§ **Source material**:
^^^^
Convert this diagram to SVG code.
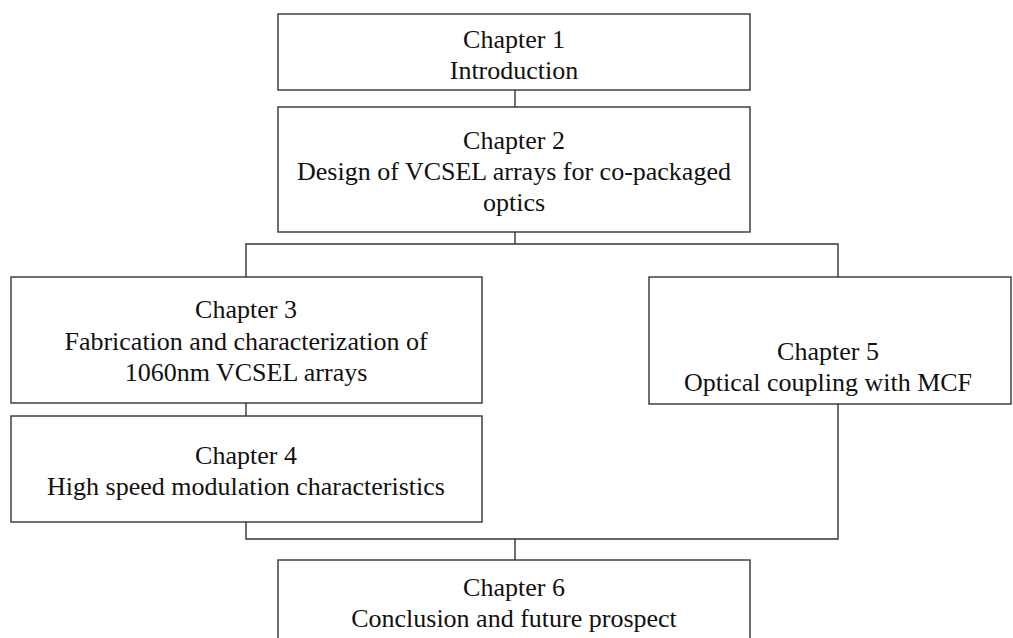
<svg xmlns="http://www.w3.org/2000/svg" width="1013" height="638" viewBox="0 0 1013 638">
<style>
.box{fill:#fff;stroke:#333;stroke-width:1.4}
.con{fill:none;stroke:#333;stroke-width:1.4}
text{font-family:"Liberation Serif","Times New Roman",serif;font-size:26px;fill:#111;text-anchor:middle}
</style>
<rect width="1013" height="638" fill="#fff"/>
<g id="connectors">
<line class="con" x1="515" y1="90" x2="515" y2="107"/>
<polyline class="con" points="515,232 515,244"/>
<polyline class="con" points="246,277 246,244 838,244 838,277"/>
<line class="con" x1="246" y1="403" x2="246" y2="416"/>
<polyline class="con" points="246,522 246,539 838,539 838,404"/>
<line class="con" x1="515" y1="539" x2="515" y2="560"/>
</g>
<g id="ch1">
<rect class="box" x="278" y="14" width="472" height="76"/>
<text x="514" y="48">Chapter 1</text>
<text x="514" y="79">Introduction</text>
</g>
<g id="ch2">
<rect class="box" x="278" y="107" width="472" height="125"/>
<text x="514" y="149">Chapter 2</text>
<text x="514" y="180">Design of VCSEL arrays for co-packaged</text>
<text x="514" y="211">optics</text>
</g>
<g id="ch3">
<rect class="box" x="11" y="277" width="471" height="126"/>
<text x="246" y="318">Chapter 3</text>
<text x="246" y="350">Fabrication and characterization of</text>
<text x="246" y="381">1060nm VCSEL arrays</text>
</g>
<g id="ch4">
<rect class="box" x="11" y="416" width="471" height="106"/>
<text x="246" y="464">Chapter 4</text>
<text x="246" y="495">High speed modulation characteristics</text>
</g>
<g id="ch5">
<rect class="box" x="649" y="277" width="362" height="127"/>
<text x="828" y="360">Chapter 5</text>
<text x="828" y="391">Optical coupling with MCF</text>
</g>
<g id="ch6">
<rect class="box" x="278" y="560" width="472" height="100"/>
<text x="514" y="596">Chapter 6</text>
<text x="514" y="627">Conclusion and future prospect</text>
</g>
</svg>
^^^^
§ **Written request**:
Quote the material word for word, dropping any images it holds.

§ **Worked answer**:
Convert this diagram to SVG code.
<svg xmlns="http://www.w3.org/2000/svg" width="1013" height="638" viewBox="0 0 1013 638">
<style>
.box{fill:#fff;stroke:#333;stroke-width:1.4}
.con{fill:none;stroke:#333;stroke-width:1.4}
text{font-family:"Liberation Serif","Times New Roman",serif;font-size:26px;fill:#111;text-anchor:middle}
</style>
<rect width="1013" height="638" fill="#fff"/>
<g id="connectors">
<line class="con" x1="515" y1="90" x2="515" y2="107"/>
<polyline class="con" points="515,232 515,244"/>
<polyline class="con" points="246,277 246,244 838,244 838,277"/>
<line class="con" x1="246" y1="403" x2="246" y2="416"/>
<polyline class="con" points="246,522 246,539 838,539 838,404"/>
<line class="con" x1="515" y1="539" x2="515" y2="560"/>
</g>
<g id="ch1">
<rect class="box" x="278" y="14" width="472" height="76"/>
<text x="514" y="48">Chapter 1</text>
<text x="514" y="79">Introduction</text>
</g>
<g id="ch2">
<rect class="box" x="278" y="107" width="472" height="125"/>
<text x="514" y="149">Chapter 2</text>
<text x="514" y="180">Design of VCSEL arrays for co-packaged</text>
<text x="514" y="211">optics</text>
</g>
<g id="ch3">
<rect class="box" x="11" y="277" width="471" height="126"/>
<text x="246" y="318">Chapter 3</text>
<text x="246" y="350">Fabrication and characterization of</text>
<text x="246" y="381">1060nm VCSEL arrays</text>
</g>
<g id="ch4">
<rect class="box" x="11" y="416" width="471" height="106"/>
<text x="246" y="464">Chapter 4</text>
<text x="246" y="495">High speed modulation characteristics</text>
</g>
<g id="ch5">
<rect class="box" x="649" y="277" width="362" height="127"/>
<text x="828" y="360">Chapter 5</text>
<text x="828" y="391">Optical coupling with MCF</text>
</g>
<g id="ch6">
<rect class="box" x="278" y="560" width="472" height="100"/>
<text x="514" y="596">Chapter 6</text>
<text x="514" y="627">Conclusion and future prospect</text>
</g>
</svg>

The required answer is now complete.